One of the quintessential facial hair stylings is known as the handlebar mustache. A handlebar mustache is a full mustache with extended length past the wearer’s lip line. If the ends of a full mustache are allowed to droop, the style may be considered more of a Fu Manchu, but through the use of pomades such as mustache wax, the wearer can stiffen and curl the ends to create a true handlebar mustache.
The idea is that the stylized and extended ends of the mustache resemble the handlebars of a bicycle or motorcycle. The handlebar style has been popular for centuries, but perhaps reached its highest level of public acceptance during the late 19th and early 20th centuries, coinciding with the Victorian and especially Edwardian eras. A properly groomed gentleman with facial hair would routinely ask his barber to create a curved handlebar mustache with the use of a stiffening agent.
In modern times, the sporting of a handlebar mustache is often viewed as anachronistic, or only something a member of a barbershop quartet would wear. The style immediately hearkens back to the turn-of-the-century days of elaborate facial hair, such as mutton chops and wavy handlebar mustaches. During the 1970s, however, the handlebar mustache made somewhat of a comeback when several prominent athletes, most notably baseball player Rollie Fingers, began sporting stylized mustaches for mainly promotional reasons.

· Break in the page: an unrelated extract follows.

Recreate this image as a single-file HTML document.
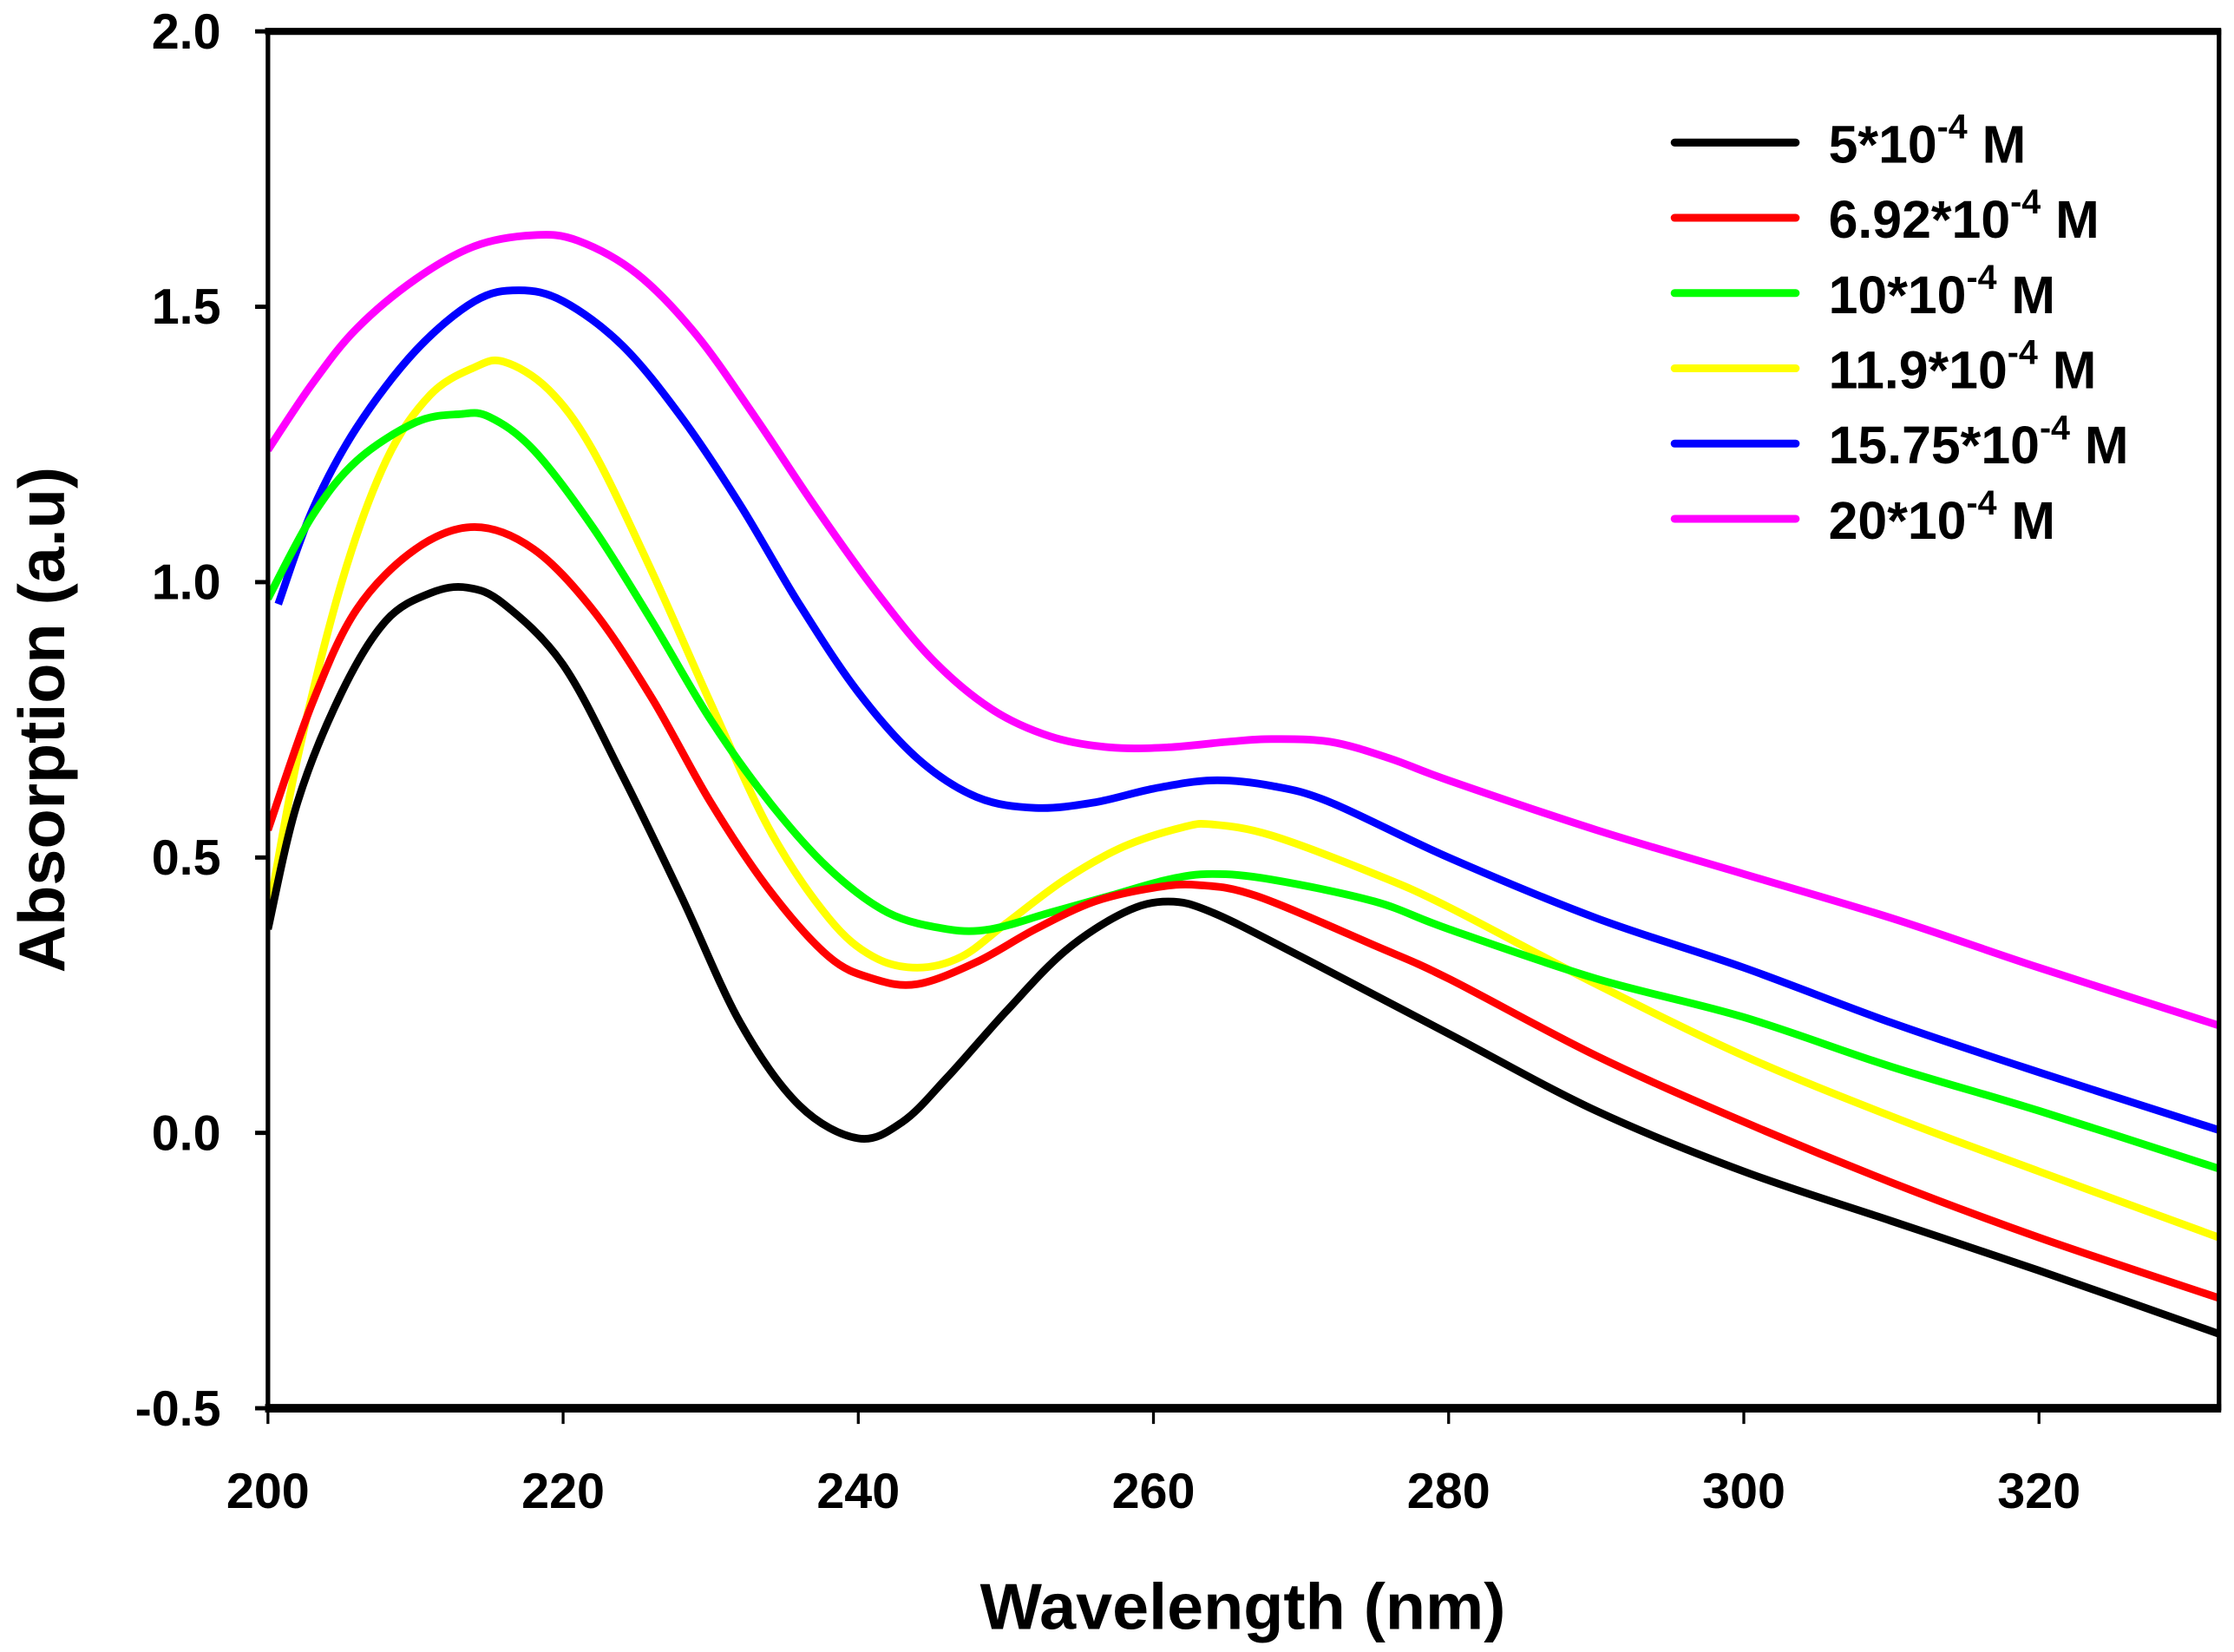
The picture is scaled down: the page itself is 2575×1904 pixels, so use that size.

The surrealistic artist Salvador Dali also wore a distinctive handlebar mustache which he frequently formed into long thin curls attached to his face with mustache wax. In popular culture, the villain of an Old West melodrama is often shown twirling his fingers through an exaggerated mustache as he discusses his evil plans for the damsel in distress. Many motorcycle enthusiasts also choose to grow mustaches as a somewhat rebellious facial hair statement, although some prefer to grow a more protective walrus mustache or a more sinister looking Fu Manchu.
There is an entire subculture which embraces and perpetuates the often misunderstood practice of stylized facial hair, including side burns, beards and mustaches. From mutton chops to Fu Manchus, group members carefully grow, groom and shave their facial hair into established styles or even very complex variations held together with mustache wax and other stiffening agents.